Peoples and states in Rawls' Law of Peoples
Rawls distinguishes between peoples and states. He asserts that states have "the powers of sovereignty" (Law of Peoples, p. 25ff). This is surprising, if ironic, given the position of which he argued in A Theory of Justice where individuals or people seemed to be the originators of the two principles of justice. If states have the powers of sovereignty and states are separable from peoples, then the peoples of a democratic state cannot be said to hold the power of sovereignty. One is left to wonder where or how Rawls' view in Law of Peoples connects with democracy.
With sovereignty, there are two powers that states hold: (1) the right to go to war in pursuit of state policies and (2) a certain autonomy in dealing with the state's own people. Despite that states have these powers, Rawls believes that states should not have these powers. This is an interesting, though confusing, position to take up. If states ought not to have these two powers, then their holding them should not follow.

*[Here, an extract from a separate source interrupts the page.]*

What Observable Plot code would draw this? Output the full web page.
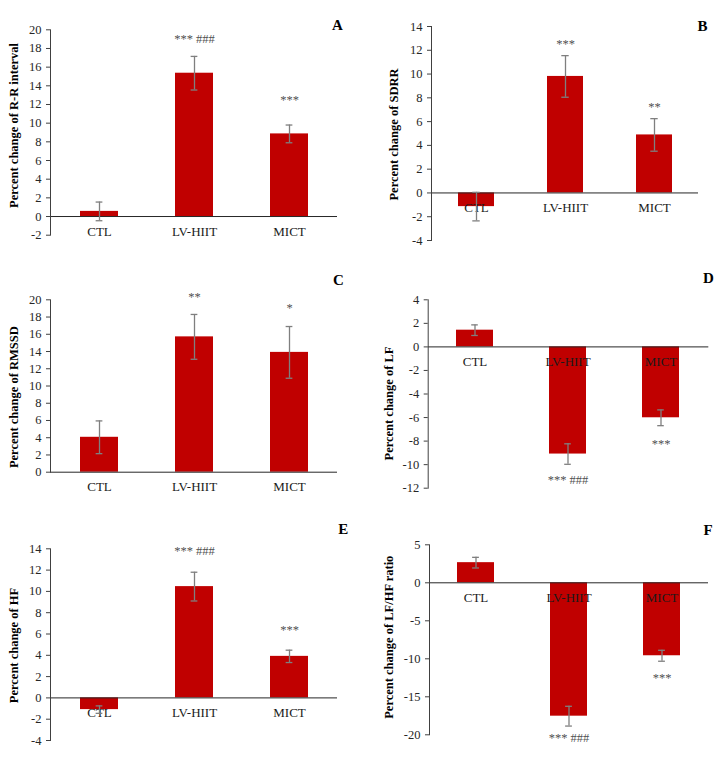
<!DOCTYPE html>
<html>
<head>
<meta charset="utf-8">
<script src="https://cdn.jsdelivr.net/npm/d3@7"></script>
<script src="https://cdn.jsdelivr.net/npm/@observablehq/plot@0.6"></script>
<style>
  html, body { margin: 0; padding: 0; background: #fff; }
  #root { position: relative; width: 720px; height: 761px; overflow: hidden; }
  .panel { position: absolute; }
</style>
</head>
<body>
<div id="root"></div>
<script>
// ---------- data ----------
const categories = ["CTL", "LV-HIIT", "MICT"];

const rrMean = [0.55, 15.35, 8.85];
const rrErr = [1.0, 1.8, 0.95];
const rrSig = ["", "*** ###", "***"];
const rrSigY = [null, 18.97, 12.43];
const rrTicks = [-2, 0, 2, 4, 6, 8, 10, 12, 14, 16, 18, 20];

const sdrrMean = [-1.15, 9.8, 4.88];
const sdrrErr = [1.2, 1.75, 1.37];
const sdrrSig = ["", "***", "**"];
const sdrrSigY = [null, 12.57, 7.26];
const sdrrTicks = [-4, -2, 0, 2, 4, 6, 8, 10, 12, 14];

const rmssdMean = [4.05, 15.7, 13.9];
const rmssdErr = [1.9, 2.6, 3.0];
const rmssdSig = ["", "**", "*"];
const rmssdSigY = [null, 20.38, 19.03];
const rmssdTicks = [0, 2, 4, 6, 8, 10, 12, 14, 16, 18, 20];

const lfMean = [1.42, -9.1, -6.02];
const lfErr = [0.45, 0.87, 0.67];
const lfSig = ["", "*** ###", "***"];
const lfSigY = [null, -11.34, -8.23];
const lfTicks = [-12, -10, -8, -6, -4, -2, 0, 2, 4];

const hfMean = [-1.1, 10.45, 3.9];
const hfErr = [0.35, 1.35, 0.58];
const hfSig = ["", "*** ###", "***"];
const hfSigY = [null, 13.84, 6.42];
const hfTicks = [-4, -2, 0, 2, 4, 6, 8, 10, 12, 14];

const ratioMean = [2.65, -17.55, -9.6];
const ratioErr = [0.7, 1.3, 0.72];
const ratioSig = ["", "*** ###", "***"];
const ratioSigY = [null, -20.39, -12.5];
const ratioTicks = [-20, -15, -10, -5, 0, 5];

const panelLetters = ["A", "B", "C", "D", "E", "F"];
const yLabels = [
  "Percent change of R-R interval",
  "Percent change of SDRR",
  "Percent change of RMSSD",
  "Percent change of LF",
  "Percent change of HF",
  "Percent change of LF/HF ratio"
];

// ---------- layout (pixels) ----------
const layouts = [
  {left: 0,   top: 0,   w: 360, h: 255, ml: 50,   r: 337,   tpx: 29.3, bpx: 234.7, lx: 13,  ly: 125,   letX: 337,   letY: 25},
  {left: 360, top: 0,   w: 360, h: 255, ml: 71,   r: 338,   tpx: 26,   bpx: 240,   lx: 33,  ly: 134,   letX: 342,   letY: 26},
  {left: 0,   top: 260, w: 360, h: 245, ml: 50,   r: 337,   tpx: 39.3, bpx: 211.7, lx: 13,  ly: 136.7, letX: 338,   letY: 19.3},
  {left: 360, top: 260, w: 360, h: 245, ml: 67.7, r: 348.3, tpx: 39.3, bpx: 227.7, lx: 28,  ly: 143,   letX: 348,   letY: 17.3},
  {left: 0,   top: 505, w: 360, h: 256, ml: 50,   r: 337,   tpx: 43.3, bpx: 235,   lx: 13,  ly: 140,   letX: 342.7, letY: 24},
  {left: 360, top: 505, w: 360, h: 256, ml: 69,   r: 348,   tpx: 39.3, bpx: 229.3, lx: 28,  ly: 131.7, letX: 347.7, letY: 25}
];

const panels = [
  {mean: rrMean, err: rrErr, sig: rrSig, sigY: rrSigY, ticks: rrTicks},
  {mean: sdrrMean, err: sdrrErr, sig: sdrrSig, sigY: sdrrSigY, ticks: sdrrTicks},
  {mean: rmssdMean, err: rmssdErr, sig: rmssdSig, sigY: rmssdSigY, ticks: rmssdTicks},
  {mean: lfMean, err: lfErr, sig: lfSig, sigY: lfSigY, ticks: lfTicks},
  {mean: hfMean, err: hfErr, sig: hfSig, sigY: hfSigY, ticks: hfTicks},
  {mean: ratioMean, err: ratioErr, sig: ratioSig, sigY: ratioSigY, ticks: ratioTicks}
];

const FONT = "'Liberation Serif', 'Times New Roman', serif";
const BAR = "#c00000";
const ERR = "#7f7f7f";
const INK = "#404040";

const root = document.getElementById("root");

panels.forEach((p, i) => {
  const L = layouts[i];
  const rows = categories.map((c, j) => ({cat: c, v: p.mean[j], e: p.err[j], s: p.sig[j], sy: p.sigY[j]}));
  const sigRows = rows.filter(d => d.s);
  const yMin = d3.min(p.ticks), yMax = d3.max(p.ticks);
  const mr = L.w - L.r;
  const bw = (L.r - L.ml) / 3 * 0.4;
  const capInset = (bw - 7) / 2;
  const frameMidY = L.tpx + (L.bpx - L.tpx) / 2;

  const chart = Plot.plot({
    width: L.w,
    height: L.h,
    marginLeft: L.ml,
    marginRight: mr,
    marginTop: L.tpx,
    marginBottom: L.h - L.bpx,
    style: {fontFamily: FONT, fontSize: "12px", color: INK, background: "transparent", overflow: "visible"},
    x: {domain: categories, paddingInner: 0.6, paddingOuter: 0.3, axis: null},
    y: {domain: [yMin, yMax]},
    marks: [
      Plot.barY(rows, {x: "cat", y: "v", fill: BAR}),
      Plot.ruleY([0], {stroke: "#262626", strokeWidth: 1}),
      Plot.frame({anchor: "left", stroke: INK, strokeWidth: 1}),
      Plot.axisY({
        ticks: p.ticks, tickSize: 4, tickFormat: d => String(d),
        label: null, fill: "#262626", stroke: INK, fontSize: 12.5
      }),
      Plot.text(categories, {
        x: d => d, y: () => 0, dy: 15,
        fill: "#1a1a1a", fontSize: 13, fontFamily: FONT
      }),
      Plot.ruleX(rows, {x: "cat", y1: d => d.v - d.e, y2: d => d.v + d.e, stroke: ERR, strokeWidth: 1.3}),
      Plot.tickY(rows, {x: "cat", y: d => d.v + d.e, stroke: ERR, strokeWidth: 1.3, insetLeft: capInset, insetRight: capInset}),
      Plot.tickY(rows, {x: "cat", y: d => d.v - d.e, stroke: ERR, strokeWidth: 1.3, insetLeft: capInset, insetRight: capInset}),
      Plot.text(sigRows, {x: "cat", y: "sy", text: "s", fill: "#505050", fontSize: 12.5, fontFamily: FONT}),
      Plot.text([yLabels[i]], {
        frameAnchor: "left", rotate: -90,
        textAnchor: "middle", lineAnchor: "middle",
        dx: L.lx - L.ml, dy: L.ly - frameMidY,
        fontWeight: "bold", fontSize: 12.5, fill: "#000", fontFamily: FONT
      }),
      Plot.text([panelLetters[i]], {
        frameAnchor: "top-left",
        textAnchor: "middle", lineAnchor: "middle",
        dx: L.letX - L.ml, dy: L.letY - L.tpx,
        fontWeight: "bold", fontSize: 15, fill: "#000", fontFamily: FONT
      })
    ]
  });

  const div = document.createElement("div");
  div.className = "panel";
  div.style.left = L.left + "px";
  div.style.top = L.top + "px";
  div.appendChild(chart);
  root.appendChild(div);
});
</script>
</body>
</html>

The view that states should not hold a certain autonomy in dealing with the state's own people is an entirely sensible position. The citizenry of a state should want to hold the government accountable for wrongdoing against the population, such as when the state incarcerates one or more of its citizens for having done something relatively non-offensive. For example, maybe an individual or group has protested a government policy that the group finds draconian or inferior to another option. The group seeks redress but to no avail. When it is uncovered that members of the group protested against the government's policy, the government steps in and arrests members of the group. The government's having the right to deal with their own people is fine, but arresting them for no apparent reason other than that they were voicing their opinion against the government is to be unnecessarily punitive.

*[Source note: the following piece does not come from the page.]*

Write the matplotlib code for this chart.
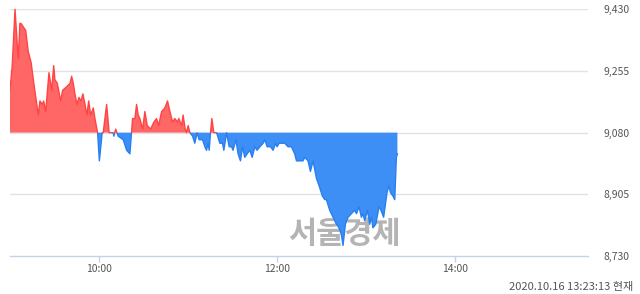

States should not have the right to persecute its citizens unjustly. If, however, the person has committed a crime against other citizens, then the state does have a right to punish the offender. The extent of the state's power over its people seems debatable, but it must have the right to punish offenders. So, it is a question of scope how much latitude the government has in dealing with offenders. Some, no doubt, would argue that offenders shouldn't be granted any rights, and the government has no responsibility to ensure that the offender is protected by the rule of law. If this is what we mean by a state's autonomy - which seems to be a narrower definition than Rawls assumes but it is still a definition - then the state has a certain autonomy in dealing with its citizens.
Also, if one of the state's policies is to defend any (or all) of its citizens, then the state has not only a right to go to war in pursuit of the state's policy but it might be seen to have an obligation to do so. Is the obligation what Rawls wants to avoid?